(Source code of charts)
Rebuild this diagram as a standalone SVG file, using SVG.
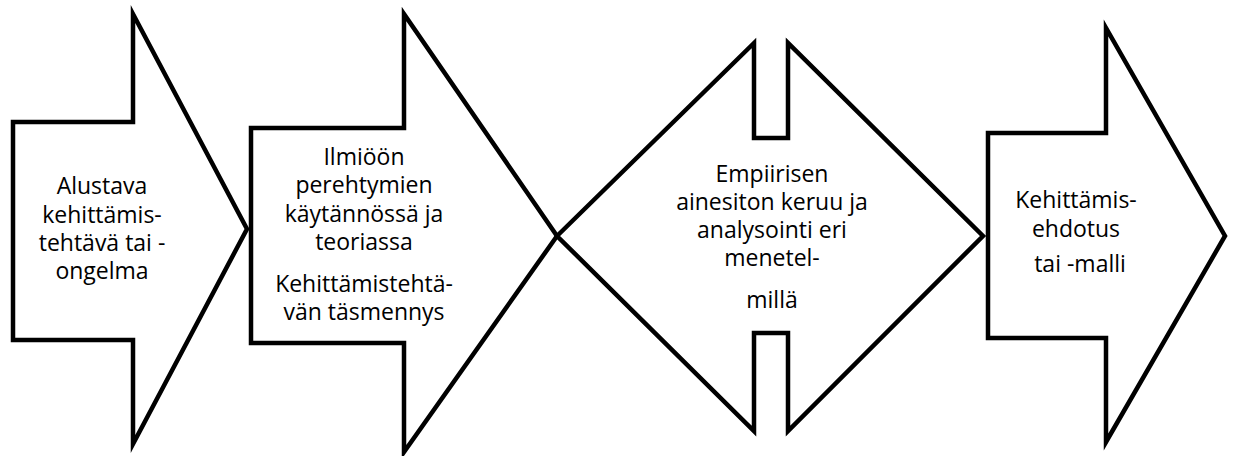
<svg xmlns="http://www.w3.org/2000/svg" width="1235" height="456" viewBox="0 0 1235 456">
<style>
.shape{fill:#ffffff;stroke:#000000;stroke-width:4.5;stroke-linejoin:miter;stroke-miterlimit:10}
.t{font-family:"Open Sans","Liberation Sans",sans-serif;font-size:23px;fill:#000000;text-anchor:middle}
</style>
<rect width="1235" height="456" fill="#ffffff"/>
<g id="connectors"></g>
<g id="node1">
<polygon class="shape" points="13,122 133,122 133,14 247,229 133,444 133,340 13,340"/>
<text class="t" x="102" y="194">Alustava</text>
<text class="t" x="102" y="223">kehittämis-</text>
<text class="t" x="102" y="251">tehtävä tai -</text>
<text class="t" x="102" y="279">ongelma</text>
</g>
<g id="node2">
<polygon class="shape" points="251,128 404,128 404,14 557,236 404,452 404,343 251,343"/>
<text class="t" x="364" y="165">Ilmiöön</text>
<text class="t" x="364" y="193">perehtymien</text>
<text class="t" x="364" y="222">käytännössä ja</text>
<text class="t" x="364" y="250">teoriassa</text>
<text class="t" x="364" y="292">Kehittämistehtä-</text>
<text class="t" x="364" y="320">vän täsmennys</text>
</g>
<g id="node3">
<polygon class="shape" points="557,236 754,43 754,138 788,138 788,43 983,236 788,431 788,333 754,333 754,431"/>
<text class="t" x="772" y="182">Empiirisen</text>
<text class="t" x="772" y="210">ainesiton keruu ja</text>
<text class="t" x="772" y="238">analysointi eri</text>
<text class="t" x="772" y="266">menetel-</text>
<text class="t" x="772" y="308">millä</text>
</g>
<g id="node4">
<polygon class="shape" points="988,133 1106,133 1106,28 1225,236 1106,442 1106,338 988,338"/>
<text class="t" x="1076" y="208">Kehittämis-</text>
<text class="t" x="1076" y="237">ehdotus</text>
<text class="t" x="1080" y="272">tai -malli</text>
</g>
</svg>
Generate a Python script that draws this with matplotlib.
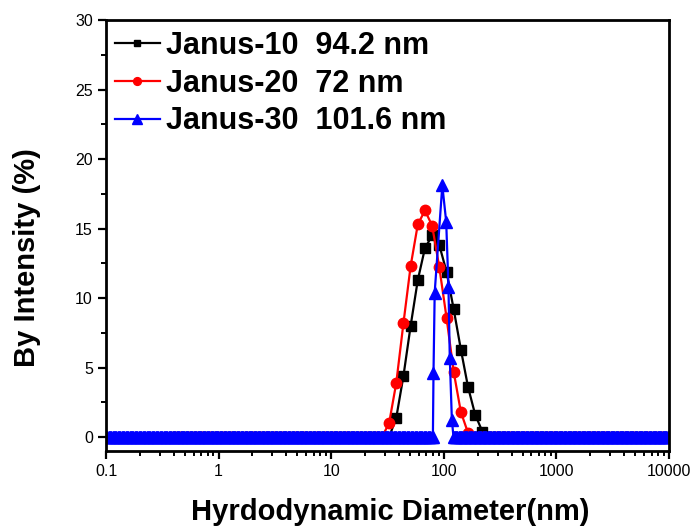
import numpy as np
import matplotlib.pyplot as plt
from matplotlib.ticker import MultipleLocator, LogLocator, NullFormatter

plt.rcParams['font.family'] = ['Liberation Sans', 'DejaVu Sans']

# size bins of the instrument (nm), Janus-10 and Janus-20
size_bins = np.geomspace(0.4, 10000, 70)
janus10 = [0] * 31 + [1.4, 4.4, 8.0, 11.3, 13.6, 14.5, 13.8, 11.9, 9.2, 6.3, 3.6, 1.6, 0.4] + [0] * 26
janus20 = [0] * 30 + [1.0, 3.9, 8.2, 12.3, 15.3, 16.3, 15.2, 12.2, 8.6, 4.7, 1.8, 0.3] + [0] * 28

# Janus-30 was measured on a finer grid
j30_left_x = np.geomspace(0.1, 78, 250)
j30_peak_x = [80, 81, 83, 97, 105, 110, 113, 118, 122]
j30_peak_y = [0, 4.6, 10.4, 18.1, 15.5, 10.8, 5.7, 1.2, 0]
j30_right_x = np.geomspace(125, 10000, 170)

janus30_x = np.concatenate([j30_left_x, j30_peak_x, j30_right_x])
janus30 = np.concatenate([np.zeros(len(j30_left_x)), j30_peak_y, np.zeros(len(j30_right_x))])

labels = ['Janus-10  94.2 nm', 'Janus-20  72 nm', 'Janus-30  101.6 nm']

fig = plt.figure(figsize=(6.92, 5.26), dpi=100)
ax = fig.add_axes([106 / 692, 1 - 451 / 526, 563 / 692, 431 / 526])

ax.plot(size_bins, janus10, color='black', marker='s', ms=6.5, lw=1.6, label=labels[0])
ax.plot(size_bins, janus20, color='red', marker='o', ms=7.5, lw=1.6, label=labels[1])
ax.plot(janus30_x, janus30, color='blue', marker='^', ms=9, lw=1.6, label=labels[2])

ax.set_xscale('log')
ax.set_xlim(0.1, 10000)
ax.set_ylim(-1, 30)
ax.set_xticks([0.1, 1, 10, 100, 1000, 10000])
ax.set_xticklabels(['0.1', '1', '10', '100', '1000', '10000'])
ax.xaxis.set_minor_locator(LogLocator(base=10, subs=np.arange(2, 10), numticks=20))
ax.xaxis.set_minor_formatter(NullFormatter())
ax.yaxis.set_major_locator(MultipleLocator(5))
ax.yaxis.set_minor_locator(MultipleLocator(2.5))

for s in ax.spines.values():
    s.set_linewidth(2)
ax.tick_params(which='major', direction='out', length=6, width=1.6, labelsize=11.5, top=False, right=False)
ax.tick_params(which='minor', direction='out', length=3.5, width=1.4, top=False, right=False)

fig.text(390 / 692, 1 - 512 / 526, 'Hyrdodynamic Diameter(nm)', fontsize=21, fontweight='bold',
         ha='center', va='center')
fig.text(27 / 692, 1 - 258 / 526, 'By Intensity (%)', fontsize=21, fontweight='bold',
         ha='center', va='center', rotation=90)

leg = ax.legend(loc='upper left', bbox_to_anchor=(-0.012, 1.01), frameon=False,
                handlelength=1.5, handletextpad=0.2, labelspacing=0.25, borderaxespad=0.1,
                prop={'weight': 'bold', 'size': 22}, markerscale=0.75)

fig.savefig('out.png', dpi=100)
==
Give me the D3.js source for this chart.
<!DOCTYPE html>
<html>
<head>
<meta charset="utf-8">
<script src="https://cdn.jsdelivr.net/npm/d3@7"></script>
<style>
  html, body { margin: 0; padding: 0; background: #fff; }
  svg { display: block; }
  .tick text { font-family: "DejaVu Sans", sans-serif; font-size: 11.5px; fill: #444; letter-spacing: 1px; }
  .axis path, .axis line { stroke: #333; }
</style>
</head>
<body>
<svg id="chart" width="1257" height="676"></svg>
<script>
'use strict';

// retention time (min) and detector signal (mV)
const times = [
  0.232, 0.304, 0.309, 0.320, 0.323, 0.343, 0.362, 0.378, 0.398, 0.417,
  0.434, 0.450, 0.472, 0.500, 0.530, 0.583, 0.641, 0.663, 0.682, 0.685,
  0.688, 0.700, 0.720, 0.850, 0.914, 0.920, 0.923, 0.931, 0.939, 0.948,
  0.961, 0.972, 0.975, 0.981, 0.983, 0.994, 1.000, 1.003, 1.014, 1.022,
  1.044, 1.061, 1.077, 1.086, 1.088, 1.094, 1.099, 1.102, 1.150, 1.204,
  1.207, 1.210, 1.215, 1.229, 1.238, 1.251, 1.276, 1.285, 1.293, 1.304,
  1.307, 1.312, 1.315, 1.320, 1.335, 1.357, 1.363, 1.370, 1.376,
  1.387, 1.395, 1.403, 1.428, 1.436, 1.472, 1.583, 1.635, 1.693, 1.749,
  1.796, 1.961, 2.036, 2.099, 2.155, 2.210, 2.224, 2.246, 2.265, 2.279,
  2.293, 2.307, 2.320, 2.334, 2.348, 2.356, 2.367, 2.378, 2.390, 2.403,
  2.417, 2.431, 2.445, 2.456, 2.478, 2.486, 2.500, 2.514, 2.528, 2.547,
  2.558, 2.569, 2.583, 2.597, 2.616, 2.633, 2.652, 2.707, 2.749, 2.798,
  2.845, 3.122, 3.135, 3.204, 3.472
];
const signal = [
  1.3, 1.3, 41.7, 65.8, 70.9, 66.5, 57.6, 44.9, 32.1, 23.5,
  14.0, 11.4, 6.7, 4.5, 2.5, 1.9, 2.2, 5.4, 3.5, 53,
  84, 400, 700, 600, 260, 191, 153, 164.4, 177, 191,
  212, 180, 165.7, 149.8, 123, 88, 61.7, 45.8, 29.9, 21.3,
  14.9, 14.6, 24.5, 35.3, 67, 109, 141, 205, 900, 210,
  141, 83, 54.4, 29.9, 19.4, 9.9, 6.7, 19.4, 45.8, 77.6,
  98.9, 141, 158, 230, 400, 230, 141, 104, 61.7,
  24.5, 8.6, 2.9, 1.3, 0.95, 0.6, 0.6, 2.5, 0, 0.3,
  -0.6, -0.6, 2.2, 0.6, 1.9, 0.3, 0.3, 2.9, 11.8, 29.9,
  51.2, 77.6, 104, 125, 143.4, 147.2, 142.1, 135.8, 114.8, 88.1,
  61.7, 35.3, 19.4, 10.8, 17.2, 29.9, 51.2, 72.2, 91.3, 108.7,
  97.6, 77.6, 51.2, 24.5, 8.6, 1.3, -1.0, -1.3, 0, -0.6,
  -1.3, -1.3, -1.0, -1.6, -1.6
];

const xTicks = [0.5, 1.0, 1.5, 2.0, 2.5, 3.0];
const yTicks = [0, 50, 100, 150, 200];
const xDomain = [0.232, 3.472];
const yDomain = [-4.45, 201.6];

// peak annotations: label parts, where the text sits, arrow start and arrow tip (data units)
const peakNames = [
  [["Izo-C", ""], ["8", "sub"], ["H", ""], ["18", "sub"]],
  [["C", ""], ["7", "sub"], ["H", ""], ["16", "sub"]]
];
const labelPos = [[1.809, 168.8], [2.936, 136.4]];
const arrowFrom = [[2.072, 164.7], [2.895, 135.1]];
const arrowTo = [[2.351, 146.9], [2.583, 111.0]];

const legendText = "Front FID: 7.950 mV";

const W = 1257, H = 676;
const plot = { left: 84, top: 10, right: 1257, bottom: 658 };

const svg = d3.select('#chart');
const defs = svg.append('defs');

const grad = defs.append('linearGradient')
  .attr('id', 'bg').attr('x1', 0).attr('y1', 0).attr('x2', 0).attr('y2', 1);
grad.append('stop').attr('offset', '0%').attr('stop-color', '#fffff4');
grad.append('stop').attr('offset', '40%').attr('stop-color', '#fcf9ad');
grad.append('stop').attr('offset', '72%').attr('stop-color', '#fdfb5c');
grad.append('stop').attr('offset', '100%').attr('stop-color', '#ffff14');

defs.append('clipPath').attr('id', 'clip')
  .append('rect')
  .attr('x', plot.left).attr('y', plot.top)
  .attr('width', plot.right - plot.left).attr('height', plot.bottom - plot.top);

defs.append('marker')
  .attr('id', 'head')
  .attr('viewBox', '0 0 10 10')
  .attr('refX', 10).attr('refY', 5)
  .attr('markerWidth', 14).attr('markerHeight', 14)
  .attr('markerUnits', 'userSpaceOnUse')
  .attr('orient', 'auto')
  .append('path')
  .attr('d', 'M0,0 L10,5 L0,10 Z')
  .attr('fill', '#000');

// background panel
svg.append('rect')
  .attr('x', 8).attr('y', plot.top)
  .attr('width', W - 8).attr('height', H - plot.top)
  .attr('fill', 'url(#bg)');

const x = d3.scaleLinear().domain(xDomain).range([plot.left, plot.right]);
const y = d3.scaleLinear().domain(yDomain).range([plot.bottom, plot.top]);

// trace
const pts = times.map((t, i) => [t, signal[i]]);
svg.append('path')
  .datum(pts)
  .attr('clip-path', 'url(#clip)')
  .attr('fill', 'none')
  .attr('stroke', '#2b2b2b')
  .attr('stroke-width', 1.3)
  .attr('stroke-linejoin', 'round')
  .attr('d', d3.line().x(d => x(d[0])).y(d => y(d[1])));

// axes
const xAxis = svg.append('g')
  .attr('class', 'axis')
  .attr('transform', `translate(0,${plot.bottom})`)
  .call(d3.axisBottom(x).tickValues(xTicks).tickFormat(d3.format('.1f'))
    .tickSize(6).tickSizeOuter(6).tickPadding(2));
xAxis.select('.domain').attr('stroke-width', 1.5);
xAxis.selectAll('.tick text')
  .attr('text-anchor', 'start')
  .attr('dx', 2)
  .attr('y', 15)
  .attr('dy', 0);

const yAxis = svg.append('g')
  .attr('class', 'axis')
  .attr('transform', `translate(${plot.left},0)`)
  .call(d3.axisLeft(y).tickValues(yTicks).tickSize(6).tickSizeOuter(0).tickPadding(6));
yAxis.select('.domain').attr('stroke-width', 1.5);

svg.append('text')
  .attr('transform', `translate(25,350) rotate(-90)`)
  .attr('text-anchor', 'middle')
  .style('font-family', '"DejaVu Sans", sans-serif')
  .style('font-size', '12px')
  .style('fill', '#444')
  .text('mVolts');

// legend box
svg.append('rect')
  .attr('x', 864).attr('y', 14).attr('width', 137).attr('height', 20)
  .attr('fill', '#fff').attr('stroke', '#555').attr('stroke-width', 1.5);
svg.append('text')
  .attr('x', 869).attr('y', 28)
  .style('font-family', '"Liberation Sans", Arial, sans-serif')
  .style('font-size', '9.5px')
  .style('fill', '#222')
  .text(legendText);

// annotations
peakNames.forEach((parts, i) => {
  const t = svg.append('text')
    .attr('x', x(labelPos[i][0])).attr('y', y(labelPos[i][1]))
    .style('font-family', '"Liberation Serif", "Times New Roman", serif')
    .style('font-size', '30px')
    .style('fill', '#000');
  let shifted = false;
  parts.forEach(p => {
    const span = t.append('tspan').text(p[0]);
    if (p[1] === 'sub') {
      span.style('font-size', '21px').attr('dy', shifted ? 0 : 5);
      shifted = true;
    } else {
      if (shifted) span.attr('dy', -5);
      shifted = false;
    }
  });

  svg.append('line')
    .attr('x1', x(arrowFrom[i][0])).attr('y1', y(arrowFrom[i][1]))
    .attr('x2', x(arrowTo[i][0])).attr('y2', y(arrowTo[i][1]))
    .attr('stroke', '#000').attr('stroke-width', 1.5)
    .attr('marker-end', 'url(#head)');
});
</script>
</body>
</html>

[Requirements]
Give again, word for word, only the lines starting at the line with "Generate a Python" and ending at the line with "plt.rcParams['font.family'] = ['Liberation", keeping both end lines; pictures stay out.

[The answer]
Generate a Python script that draws this with matplotlib.
import numpy as np
import matplotlib.pyplot as plt
from matplotlib.ticker import MultipleLocator, LogLocator, NullFormatter

plt.rcParams['font.family'] = ['Liberation Sans', 'DejaVu Sans']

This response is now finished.